Ancien patron sous enquête

 

La décision de la justice allemande d’élargir le champ de ses investigations sur le dieselgate va donner de l’eau au moulin des petits porteurs. Le parquet de Brunswick, qui enquête déjà pour tromperie et tentative d’entrave à la justice au sein du groupe, a annoncé lundi se pencher également sur des soupçons de manipulation de cours portant notamment sur l’ancien patron Martin Winterkorn.

Plusieurs groupements d’actionnaires réclament une enquête spéciale sur les responsabilités au sein du groupe, estimant que celle du cabinet américain Jones Day, commanditée par la direction de Volkswagen et dont les conclusions n’ont pas encore été publiées, n’est pas assez indépendante. S’ils n’obtiennent pas gain de cause lors de l’assemblée, hypothèse privilégiée, ils envisagent de lancer une procédure judiciaire.

Plusieurs petits actionnaires comptent par ailleurs désavouer le directoire et le conseil de surveillance en refusant de donner quitus, c’est-à-dire d’approuver la gestion sur l’année passée. Une défiance seulement symbolique, puisque les grands actionnaires devraient voter en bloc en faveur des organes dirigeants.

Feront aussi débat les rémunérations des dirigeants, ainsi que la capacité de l’équipe en place, issue pour beaucoup de la vieille garde, à insuffler un sang neuf.


Enquête pour manipulation de cours contre l’ex-patron

La justice allemande a indiqué lundi avoir étendu ses investigations dans l’affaire des moteurs diesel truqués par Volkswagen au soupçon de manipulation de cours, qui porte en particulier sur Martin Winterkorn, l’ancien patron du groupe automobile. Le parquet de Brunswick a ouvert une enquête pour manipulation de cours dans le cadre de ses investigations « dans l’affaire des émissions de Volkswagen » après une plainte du Bafin, le gendarme allemand des marchés financiers, selon un communiqué.

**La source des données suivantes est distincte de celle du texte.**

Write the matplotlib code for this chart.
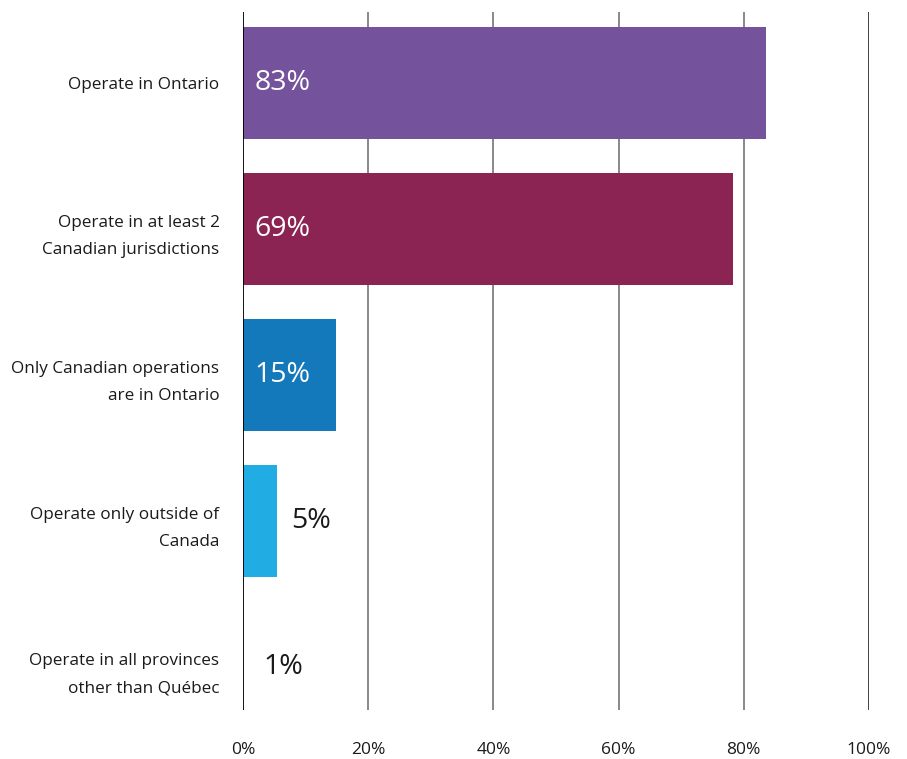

Le « soupçon initial porte sur deux anciens membres du directoire du groupe VW », dont M. Winterkorn, précise-t-il. La deuxième personne, dont le parquet tait le nom, n’est « pas l’actuel président du conseil de surveillance de Volkswagen », Hans Dieter Pötsch, qui était encore directeur financier du géant européen de l’automobile au moment de l’éclatement du scandale du diesel, en septembre dernier. La justice s’interroge sur le moment choisi par le groupe aux 12 marques (Volkswagen, Audi, Porsche, Skoda, etc.) pour informer les investisseurs des conséquences financières du scandale via un communiqué boursier. Le groupe de Wolfsburg avait publié le 22 septembre un communiqué dans lequel il expliquait devoir passer une provision d’environ 6,5 milliards d’euros dans ses comptes du troisième trimestre pour faire face au scandale provoqué par sa tricherie sur les véhicules diesel. Une provision qui sera par la suite gonflée à 16,2 milliards d’euros pour l’ensemble de l’exercice 2015, engendrant la première perte annuelle de Volkswagen depuis plus 20 ans. « Il existe assez d’éléments montrant que le devoir de communication sur des pertes financières importantes attendues aurait pu avoir lieu plus tôt » que le 22 septembre, écrit le parquet de Brunswick. Son enquête devra démontrer si ces soupçons sont fondés ou non.